そこで、本日はBALMUDA The Plate Proでコース仕立ての料理を試してみました。温前菜の紙包み焼きは180℃で加熱して、食べ手の進みがゆっくりなら160℃に落としてじっくり蒸らしてもいい。じゃがいものガレットは200℃で焼き込んで香ばしい焼き色をつけながら、内部までしっかり火を通す。1.5cm厚さのステーキは短時間で焼き色をきっちり入れつつ、内部はミディアムに仕上げたいのでMAXの220℃を使う。デザートのパンケーキは焦げやすい砂糖が入っているので180℃で焼けばきれいな仕上がりにもなります。
王道&オリジナルの
コース料理を自宅で再現
コースの組み立てとしては冷前菜→温前菜→魚料理→肉料理→デザートという鉄板調理の王道の流れですが、大切なのは調理に適した温度を知ること、そして仕込みを調理開始前に済ませておくこと。信頼できるプレートがあるのですから、調理者が正しく調理できれば自ら食べ手としてもライブキッチンを満喫することだってできるはずです。
冷前菜:マグロのタルタル
プレートを温めている間に、事前に準備できる品から提供する。最初はポーチドエッグを添えたマグロのタルタルなどの冷たい前菜からスタートします。
温前菜:魚介の香味バター包み焼き
包み紙(クッキングシート)の包み方はいろいろ工夫してみて。この日は折り鶴の形にしつらえた。包み焼きなら鉄板がきれいなまま調理が進められるので次の準備も簡単。具は海老やホタテを中心にバターを香らせる。好みのスパイスやハーブを加えるのもおすすめ。
魚料理:白身魚とじゃがいものガレット
じゃがいもはじっくり焼くと鉄板もきれいなままに、香ばしくカリッとした焼き目がつく食材。付け合わせの焼き野菜は先に下茹でしておくと、より進行がスムーズに。
肉料理:牛サーロインのカットステーキ トマすき風
最高温度の220℃を使って片面にきっちり焼き目をつけて、プレート上で切り分ける。味つけは割り下に卵黄を入れたたれ、付け合わせに焼きトマトを添えて“トマすき”風に。
デザート:パンケーキ
コースの締めとなる甘いものまでプレート上でワンストップ。プレート全面が均一に180℃に温まるので、小ぶりなパンケーキなら6枚同時にきれいに焼くことができる。
作って楽しく、食べてうれしい
専門店と家の
いいとこ取りが卓上に
鉄板焼きでコース料理を振る舞うのって、何にも代えがたい楽しみなんです。ダイレクトに食べ手の喜びが伝わってきますから。最近、ミシュランで星を持っているような有名シェフが小さなカウンターだけの店を開くケースが増えました。調理者にとってお客様の喜ぶ顔が目の前で見られるのは何よりの喜び。BALMUDA The Plate Proはその喜びを最大化してくれる素晴らしい製品だと思います。

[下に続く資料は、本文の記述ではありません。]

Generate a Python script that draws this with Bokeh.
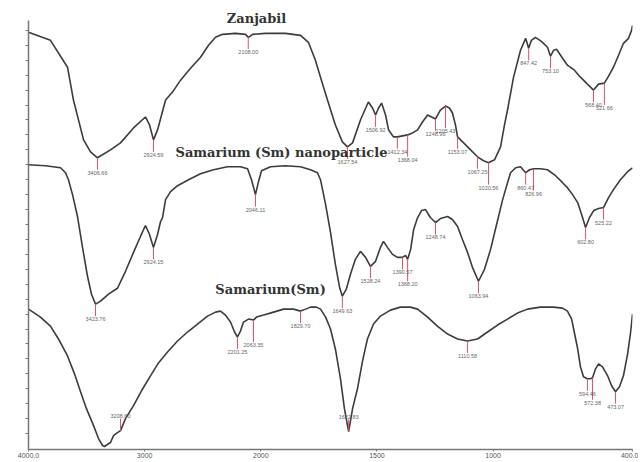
import numpy as np
from bokeh.plotting import figure
from bokeh.models import Range1d, FixedTicker, ColumnDataSource
from bokeh.embed import file_html
from bokeh.resources import INLINE
from bokeh.core.properties import value

# ---------------- data (wavenumber cm-1, transmittance a.u.) ----------------
zanj_wn = [4000, 3811, 3664, 3613, 3526, 3466, 3406, 3294, 3208, 3096, 2993, 2958, 2924, 2889,
           2820, 2760, 2691, 2605, 2519, 2450, 2390, 2330, 2218, 2132, 2106, 2071, 1980, 1894,
           1829, 1795, 1765, 1743, 1713, 1679, 1649, 1627, 1605, 1571, 1537, 1519, 1506, 1493,
           1480, 1463, 1450, 1429, 1412, 1390, 1368, 1347, 1325, 1304, 1282, 1265, 1248, 1227,
           1205, 1188, 1175, 1162, 1153, 1140, 1127, 1097, 1067, 1041, 1020, 994, 968, 951, 938,
           912, 882, 860, 847, 835, 818, 792, 766, 753, 740, 727, 701, 680, 650, 624, 594, 568,
           546, 521, 503, 482, 460, 439, 417, 404, 400]
zanj_t = [421, 413, 386, 353, 313, 301, 295, 303, 310, 325, 336, 328, 313, 323,
          353, 361, 373, 385, 396, 408, 416, 419, 420, 419, 416, 419, 420, 420,
          418, 411, 393, 376, 353, 328, 311, 306, 310, 333, 351, 345, 338, 345,
          350, 338, 323, 316, 316, 317, 318, 320, 323, 331, 338, 336, 334, 343,
          347, 345, 340, 328, 316, 313, 310, 303, 296, 292, 290, 293, 306, 328, 343,
          376, 403, 415, 405, 413, 416, 412, 406, 397, 403, 404, 395, 388, 383, 376, 369, 363,
          369, 370, 377, 386, 398, 410, 415, 423, 428]

nano_wn = [4000, 3854, 3724, 3681, 3656, 3621, 3578, 3535, 3492, 3458, 3423, 3380, 3311, 3234,
           3165, 3096, 3036, 2993, 2958, 2924, 2889, 2863, 2846, 2820, 2777, 2717, 2622, 2519,
           2407, 2287, 2175, 2114, 2080, 2046, 2020, 1997, 1958, 1894, 1829, 1786, 1756, 1743,
           1721, 1700, 1679, 1661, 1649, 1632, 1614, 1593, 1571, 1549, 1528, 1506, 1485, 1472,
           1455, 1433, 1412, 1390, 1377, 1368, 1355, 1342, 1325, 1308, 1291, 1270, 1248, 1227,
           1196, 1175, 1153, 1132, 1110, 1089, 1063, 1037, 1011, 985, 959, 938, 925, 903, 882,
           860, 843, 826, 796, 766, 731, 701, 680, 658, 636, 619, 602, 585, 567, 546, 525, 503,
           482, 452, 421, 400]
nano_t = [288, 287, 285, 280, 273, 258, 236, 205, 176, 158, 148, 151, 158, 164,
          181, 200, 216, 227, 218, 205, 218, 231, 235, 253, 261, 267, 273, 279,
          283, 286, 286, 284, 273, 258, 271, 282, 286, 287, 286, 283, 280, 273,
          248, 220, 188, 165, 156, 163, 178, 193, 201, 195, 186, 191, 205, 211,
          205, 198, 195, 195, 197, 193, 203, 223, 235, 242, 243, 235, 230, 234,
          236, 233, 226, 213, 200, 185, 171, 183, 203, 228, 253, 270, 280, 285, 286,
          280, 283, 284, 284, 283, 277, 270, 265, 258, 250, 238, 225, 235, 242, 244, 245, 255,
          263, 273, 281, 285]

sm_wn = [4000, 3897, 3811, 3742, 3664, 3604, 3552, 3501, 3440, 3397, 3363, 3346, 3294, 3268,
         3234, 3208, 3165, 3096, 3027, 2950, 2881, 2803, 2717, 2631, 2545, 2459, 2390, 2347,
         2304, 2261, 2226, 2201, 2175, 2149, 2106, 2063, 2037, 1988, 1945, 1902, 1859, 1829,
         1807, 1786, 1760, 1743, 1721, 1700, 1679, 1657, 1640, 1622, 1605, 1584, 1562, 1541,
         1515, 1485, 1442, 1399, 1356, 1325, 1282, 1240, 1196, 1153, 1110, 1067, 1024, 981,
         938, 895, 852, 796, 740, 701, 680, 662, 649, 636, 624, 611, 594, 581, 572, 559, 546,
         529, 507, 490, 473, 456, 439, 421, 408, 400]
sm_t = [143, 135, 126, 113, 96, 78, 60, 43, 26, 13, 6, 5, 9, 16,
        19, 21, 33, 46, 61, 76, 89, 100, 111, 120, 128, 136, 140, 141,
        137, 130, 120, 115, 121, 130, 133, 132, 135, 137, 140, 143, 143, 141,
        143, 145, 145, 143, 135, 123, 103, 73, 43, 20, 43, 63, 91, 113,
        128, 136, 142, 145, 145, 143, 135, 126, 118, 113, 111, 113, 120, 127,
        133, 139, 143, 145, 145, 144, 141, 133, 118, 103, 85, 75, 73, 73, 74, 83, 88,
        85, 76, 66, 60, 65, 76, 98, 120, 138]

zanj_peaks = [3406, 2924, 2108, 1627, 1506, 1412, 1368, 1248, 1205, 1153, 1067, 1020, 847, 753, 568, 521]
zanj_labels = ["3406.66", "2924.59", "2108.00", "1627.54", "1506.92", "1412.34", "1368.04", "1248.96",
               "1205.43", "1153.07", "1067.25", "1020.56", "847.42", "753.10", "568.40", "521.66"]
nano_peaks = [3423, 2924, 2046, 1649, 1528, 1390, 1368, 1248, 1063, 860, 826, 602, 525]
nano_labels = ["3423.76", "2924.15", "2046.11", "1649.63", "1528.24", "1390.57", "1368.20", "1248.74",
               "1063.94", "860.47", "826.96", "602.80", "525.22"]
sm_peaks = [3208, 2201, 2063, 1829, 1622, 1110, 594, 572, 473]
sm_labels = ["3208.60", "2201.25", "2063.35", "1829.70", "1622.83", "1110.58", "594.46", "572.38", "473.07"]

names = ["Zanjabil", "Samarium (Sm) nanoparticle", "Samarium(Sm)"]
name_wn = [2037, 1911, 1958]
name_t = [435, 300, 163]

tick_wn = [4000, 3000, 2000, 1500, 1000, 400]
tick_text = ["4000.0", "3000", "2000", "1500", "1000", "400.0"]


# piecewise wavenumber axis: 4000-2000 compressed, 2000-400 expanded (x2)
def tx(wn):
    wn = np.asarray(wn, dtype=float)
    return np.where(wn >= 2000, 4000 - wn, 2000 + 2 * (2000 - wn))


p = figure(width=638, height=460, output_backend="svg", toolbar_location=None,
           x_range=Range1d(0, 5200), y_range=Range1d(2, 453),
           min_border_left=28, min_border_right=6, min_border_top=0, min_border_bottom=0)
p.outline_line_color = None
p.grid.visible = False
p.background_fill_color = "white"
p.border_fill_color = "white"

curve_color = "#3c3c3c"
mark_color = "#e0506a"
for wn, t in [(zanj_wn, zanj_t), (nano_wn, nano_t), (sm_wn, sm_t)]:
    p.line(tx(wn), t, line_color=curve_color, line_width=1.6)

# peak markers
for wn, t, pk, lab in [(zanj_wn, zanj_t, zanj_peaks, zanj_labels),
                        (nano_wn, nano_t, nano_peaks, nano_labels),
                        (sm_wn, sm_t, sm_peaks, sm_labels)]:
    cx = tx(wn)
    px_ = tx(pk)
    order = np.argsort(cx)
    py = np.interp(px_, cx[order], np.asarray(t, float)[order])
    tier = 0
    prev = -1e9
    xs, y0s, y1s, ty, tb, tl = [], [], [], [], [], []
    for x, y, l in zip(px_, py, lab):
        if x - prev < 140:
            tier = 1 - tier
        else:
            tier = 0
        prev = x
        drop = 12 + 10 * tier
        if y - drop - 10 < 3:
            y1 = y + drop
            ty.append(y1 + 1); tb.append("bottom")
        else:
            y1 = y - drop
            ty.append(y1 - 1); tb.append("top")
        xs.append(float(x)); y0s.append(float(y)); y1s.append(float(y1)); tl.append(l)
    p.segment(x0=xs, y0=y0s, x1=xs, y1=y1s, line_color=mark_color, line_width=1)
    src = ColumnDataSource(dict(x=xs, y=ty, text=tl, base=tb))
    p.text(x="x", y="y", text="text", source=src, text_baseline="base", text_align="center",
           text_font=value("Liberation Sans"), text_font_size="5.5px", text_color="#666666")

# trace names
p.text(x=tx(name_wn), y=name_t, text=names, text_align="center", text_baseline="middle",
       text_font=value("DejaVu Serif"), text_font_style="bold", text_font_size="13px",
       text_color="#333333")

# axes
p.xaxis.ticker = FixedTicker(ticks=[float(v) for v in tx(tick_wn)])
p.xaxis.major_label_overrides = {float(k): v for k, v in zip(tx(tick_wn), tick_text)}
p.xaxis.minor_tick_line_color = None
p.xaxis.major_tick_out = 2
p.xaxis.major_tick_in = 0
p.xaxis.major_label_standoff = 1
p.xaxis.major_label_text_font_size = "7px"
p.xaxis.major_label_text_font = "Liberation Sans"
p.xaxis.major_label_text_color = "#555555"
p.xaxis.axis_line_color = "#777777"
p.xaxis.axis_line_width = 1.5
p.xaxis.major_tick_line_color = "#777777"

p.yaxis.ticker = FixedTicker(ticks=[], minor_ticks=list(range(18, 434, 15)))
p.yaxis.bounds = (2, 433)
p.yaxis.minor_tick_out = 3
p.yaxis.minor_tick_in = 0
p.yaxis.minor_tick_line_color = "#777777"
p.yaxis.major_label_standoff = 0
p.yaxis.axis_line_color = "#777777"
p.yaxis.axis_line_width = 1.5

open("out.html", "w").write(file_html(p, INLINE))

BALMUDA The Plate Proは何気ない日常の食卓が一気に華やかになる舞台です。樹脂加工のプレートではこの雰囲気は出せませんし、おいしい焼き目がつきやすくなるなどの利点もあります。おうちのホットプレートでは想像できなかった、本格的な鉄板焼き料理をもてなす側もお客さん側も、ぜひ体験してみてください。